Training with foreign coaches, often internationally, is a dramatic departure from the monolithic state systems that many Chinese Olympians have been through.
Liu and Cai “live that snowboarding lifestyle,” Falkenberg said.
There is growing appetite in China for sports personalities like Liu and Cai, who exhibit more of their personal lives.
Yang Qian, 21, who won gold twice at the Tokyo Olympics in shooting, posed on the podium with her hands above her head in the shape of a heart, earning applause from the Chinese internet.
Although Yang and a few other female athletes sparked debate for social media posts that focused on selfies, nails and idols – not training and competing – polls showed the public roundly sided with the shooter and her extroverted peers.

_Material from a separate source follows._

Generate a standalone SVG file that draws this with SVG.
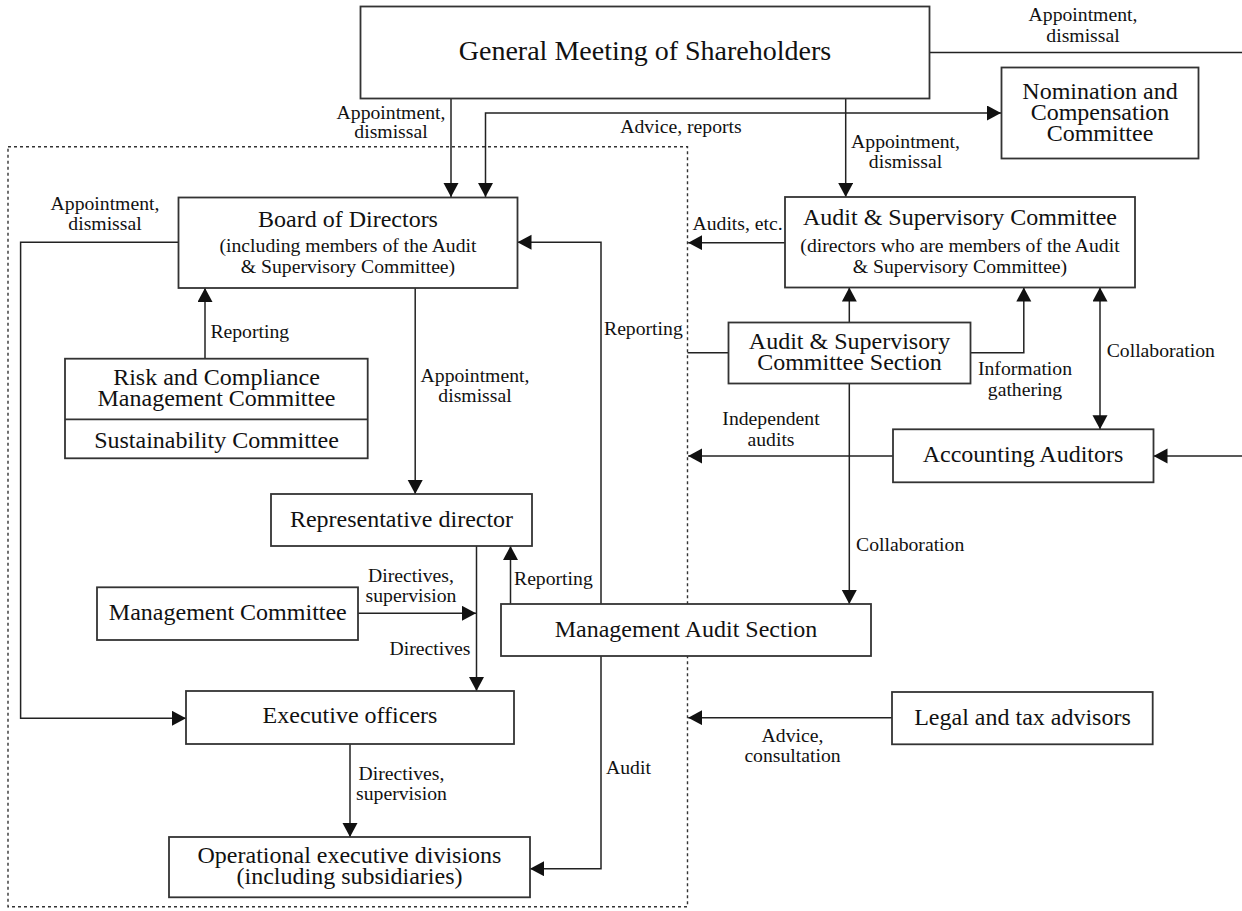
<svg xmlns="http://www.w3.org/2000/svg" width="1242" height="911" viewBox="0 0 1242 911">
<defs>
<marker id="ah" markerUnits="userSpaceOnUse" markerWidth="16" markerHeight="16" refX="14" refY="7.5" orient="auto-start-reverse" viewBox="0 0 16 16">
<path d="M0,0 L14,7.5 L0,15 Z" fill="#111"/>
</marker>
<style>
.box{fill:#fff;stroke:#333;stroke-width:1.8}
.t28{font-family:"Liberation Serif","Times New Roman",serif;font-size:28px;fill:#111;text-anchor:middle}
.t24{font-family:"Liberation Serif","Times New Roman",serif;font-size:24px;fill:#111;text-anchor:middle}
.t20{font-family:"Liberation Serif","Times New Roman",serif;font-size:19.7px;fill:#111;text-anchor:middle}
.lbl{font-family:"Liberation Serif","Times New Roman",serif;font-size:19.7px;fill:#111}
.mid{text-anchor:middle}
.c{fill:none;stroke:#222;stroke-width:1.5}
.a{marker-end:url(#ah)}
.b{marker-start:url(#ah);marker-end:url(#ah)}
.dot{fill:none;stroke:#333;stroke-width:1.4;stroke-dasharray:3 3}
</style>
</defs>
<rect class="dot" x="8" y="146.7" width="679.5" height="760"/>
<g id="connectors">
<path class="c a" d="M451,98.5 V197"/>
<path class="c b" d="M485.5,197 V113 H1001"/>
<path class="c a" d="M845.7,98.5 V197"/>
<path class="c" d="M929.5,52.5 H1242"/>
<path class="c a" d="M178.5,242.3 H20.6 V718.3 H186"/>
<path class="c a" d="M601,604 V242.3 H517.5"/>
<path class="c a" d="M785,242.7 H688.2"/>
<path class="c a" d="M205,358.7 V288"/>
<path class="c a" d="M415.2,288 V494"/>
<path class="c a" d="M849.3,322.5 V287.5"/>
<path class="c" d="M728.5,352.7 H687.5"/>
<path class="c a" d="M970.5,352.7 H1023.8 V287.5"/>
<path class="c b" d="M1100,287.5 V429.3"/>
<path class="c a" d="M1242,456 H1153.5"/>
<path class="c a" d="M893,456 H688.2"/>
<path class="c a" d="M849.3,383.5 V604"/>
<path class="c a" d="M476.5,546 V691"/>
<path class="c a" d="M358,613.3 H476"/>
<path class="c a" d="M510.5,604 V546"/>
<path class="c a" d="M350,744 V837"/>
<path class="c a" d="M601,656 V868.7 H530"/>
<path class="c a" d="M892,717.7 H688.2"/>
</g>
<g id="labels">
<text class="lbl mid" x="391" y="119">Appointment,</text>
<text class="lbl mid" x="391" y="138">dismissal</text>
<text class="lbl mid" x="1083" y="21">Appointment,</text>
<text class="lbl mid" x="1083" y="41.5">dismissal</text>
<text class="lbl mid" x="905.5" y="148">Appointment,</text>
<text class="lbl mid" x="905.5" y="168">dismissal</text>
<text class="lbl mid" x="681" y="133">Advice, reports</text>
<text class="lbl mid" x="105" y="209.5">Appointment,</text>
<text class="lbl mid" x="105" y="230">dismissal</text>
<text class="lbl mid" x="737.6" y="230">Audits, etc.</text>
<text class="lbl" x="210.4" y="337.5">Reporting</text>
<text class="lbl" x="604" y="335">Reporting</text>
<text class="lbl mid" x="475" y="382">Appointment,</text>
<text class="lbl mid" x="475" y="402">dismissal</text>
<text class="lbl mid" x="1025" y="375">Information</text>
<text class="lbl mid" x="1025" y="395.5">gathering</text>
<text class="lbl" x="1106.7" y="357.3">Collaboration</text>
<text class="lbl mid" x="771" y="425">Independent</text>
<text class="lbl mid" x="771" y="446">audits</text>
<text class="lbl" x="856" y="550.7">Collaboration</text>
<text class="lbl mid" x="411" y="581.7">Directives,</text>
<text class="lbl mid" x="411" y="601.7">supervision</text>
<text class="lbl" x="514" y="585">Reporting</text>
<text class="lbl mid" x="430" y="655">Directives</text>
<text class="lbl mid" x="401.5" y="780">Directives,</text>
<text class="lbl mid" x="401.5" y="800">supervision</text>
<text class="lbl" x="606" y="774">Audit</text>
<text class="lbl mid" x="792.5" y="741.7">Advice,</text>
<text class="lbl mid" x="792.5" y="761.7">consultation</text>
</g>
<g id="gm">
<rect class="box" x="360.5" y="6.5" width="569" height="92"/>
<text class="t28" x="645" y="60">General Meeting of Shareholders</text>
</g>
<g id="nomination">
<rect class="box" x="1001.5" y="67.5" width="197" height="91"/>
<text class="t24" x="1100" y="99">Nomination and</text>
<text class="t24" x="1100" y="120">Compensation</text>
<text class="t24" x="1100" y="140.7">Committee</text>
</g>
<g id="board">
<rect class="box" x="178.5" y="197.5" width="339" height="90.5"/>
<text class="t24" x="348" y="226.7">Board of Directors</text>
<text class="t20" x="348" y="252.3">(including members of the Audit</text>
<text class="t20" x="348" y="273.3">&amp; Supervisory Committee)</text>
</g>
<g id="asc">
<rect class="box" x="785" y="197" width="350" height="90.5"/>
<text class="t24" x="960" y="225">Audit &amp; Supervisory Committee</text>
<text class="t20" x="960" y="251.7">(directors who are members of the Audit</text>
<text class="t20" x="960" y="272.7">&amp; Supervisory Committee)</text>
</g>
<g id="asc-section">
<rect class="box" x="728.5" y="322.5" width="242" height="61"/>
<text class="t24" x="849.5" y="349">Audit &amp; Supervisory</text>
<text class="t24" x="849.5" y="370">Committee Section</text>
</g>
<g id="risk">
<rect class="box" x="65" y="358.7" width="302.7" height="99.6"/>
<line x1="65" y1="419.3" x2="367.7" y2="419.3" stroke="#333" stroke-width="1.8"/>
<text class="t24" x="216.5" y="385">Risk and Compliance</text>
<text class="t24" x="216.5" y="405.7">Management Committee</text>
<text class="t24" x="216.5" y="447.7">Sustainability Committee</text>
</g>
<g id="accounting">
<rect class="box" x="893" y="429.3" width="260.5" height="53"/>
<text class="t24" x="1023" y="462.3">Accounting Auditors</text>
</g>
<g id="rep">
<rect class="box" x="271" y="494" width="261" height="52"/>
<text class="t24" x="401.5" y="526.7">Representative director</text>
</g>
<g id="mgmt">
<rect class="box" x="97" y="587.3" width="261" height="52.7"/>
<text class="t24" x="227.8" y="620">Management Committee</text>
</g>
<g id="mas">
<rect class="box" x="501" y="604" width="370" height="52"/>
<text class="t24" x="686" y="636.7">Management Audit Section</text>
</g>
<g id="exec">
<rect class="box" x="186" y="691" width="328" height="53"/>
<text class="t24" x="350" y="723.3">Executive officers</text>
</g>
<g id="legal">
<rect class="box" x="892" y="692" width="260.7" height="52.3"/>
<text class="t24" x="1022.5" y="725">Legal and tax advisors</text>
</g>
<g id="operational">
<rect class="box" x="169" y="837" width="361" height="60.3"/>
<text class="t24" x="349.5" y="863.3">Operational executive divisions</text>
<text class="t24" x="349.5" y="884">(including subsidiaries)</text>
</g>
</svg>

Liu and Cai’s training this summer took place at the Shanghai UFC Performance Institute – the first foreign high performance adviser to the Chinese Olympic Committee, said Kevin Chang, UFC’s senior vice president for the Asia Pacific region.
Both riders have foreign company sponsorship deals or are being chased by them, are flying to Switzerland soon and have overseas social media accounts that are blocked in China. But their earlier, more traditional training experiences still linger, their coach said.
“That sort of structured system from their childhood when they were in their provincial teams definitely comes through,” Falkenberg said. “They have a goal and they know how they’re going to achieve that.”